Asda owner Walmart and 16 other US and Canadian retailers have today signed an accord agreeing to a factory auditing scheme aimed at improving safety in their Bangladeshi factories over five years, while rebuffing a legally binding plan put forward by unions and 70 European retailers on Monday.
The move comes almost three months after the collapse of the eight-storey Rana Plaza building that killed 1,127 Bangladeshi garment workers and injured 2,500, provoking international criticism of factory safety standards in Bangladesh.
Walmart and the North American retailers’ scheme – the Alliance for Bangladesh Worker Safety – claims it will be “transparent, results-oriented, measurable and verifiable with the intent of improving safety in Bangladeshi ready-made garment factories”.
The Accord on Fire and Building Safety in Bangladesh – the plan put forward by European retailers and unions and signed by retailers such as Tesco and Sainsbury’s – differs most pertinently in that it is legally binding and the financial responsibility to improve conditions falls on the retailer rather than the supplier. By contrast, the North American plan is not legally binding and makes provision for $100m of loans to factory owners for structural improvements as well as $42m to support safety programmes.
Criticism
The Worker Rights Consortium, Clean Clothes Campaign, International Labour Rights Forum, Maquila Solidarity Network and United Students Against Sweatshops called the 17-member scheme ineffective in a statement on the agreement.
“Walmart and Gap’s approach is nothing new. It is the same self-regulatory approach brands and retailers have been using in Bangladesh for years”
Clean Clothes Campaign
“Walmart and Gap’s approach is nothing new. It is the same self-regulatory approach brands and retailers have been using in Bangladesh for years, where thousands of workers have been killed. It has no worker representative signatories, which means there is no one involved with an interest in making sure it is enforced,” said the Clean Clothes Campaign in a statement.

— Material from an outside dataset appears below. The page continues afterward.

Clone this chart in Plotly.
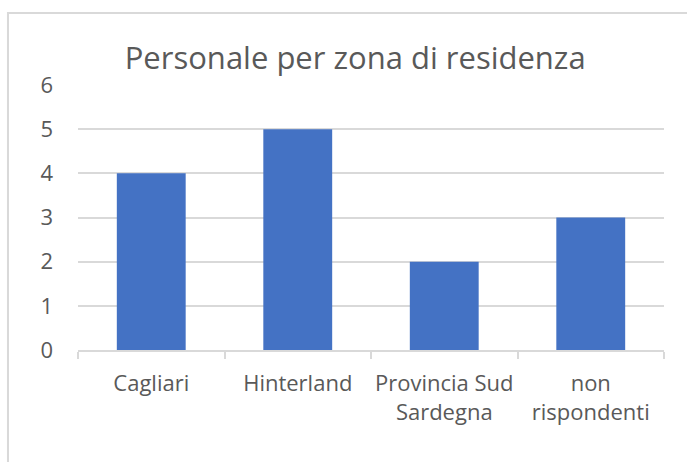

In a joint statement the CEOs of the alliance members said: “The safety record of Bangladeshi factories is unacceptable and requires our collective effort. We can prevent future tragedies by consolidating and amplifying our individual efforts to bring about real and sustained progress.”
“There are two strong plans created to improve working conditions in factories – the Bangladesh Worker Safety Initiative that we are announcing today, and the plan created by stakeholders in the EU. The next step is for all of us to work together, in collaboration with government, factory owners, and NGOs to change increase safety and improve the quality of life of the women and men in our supply chains whom we depend on to make our products,” said Walmart’s global chief compliance officer Jay Jorgensen.
“Our progress against these plans is essential, and we look forward to making progress together.”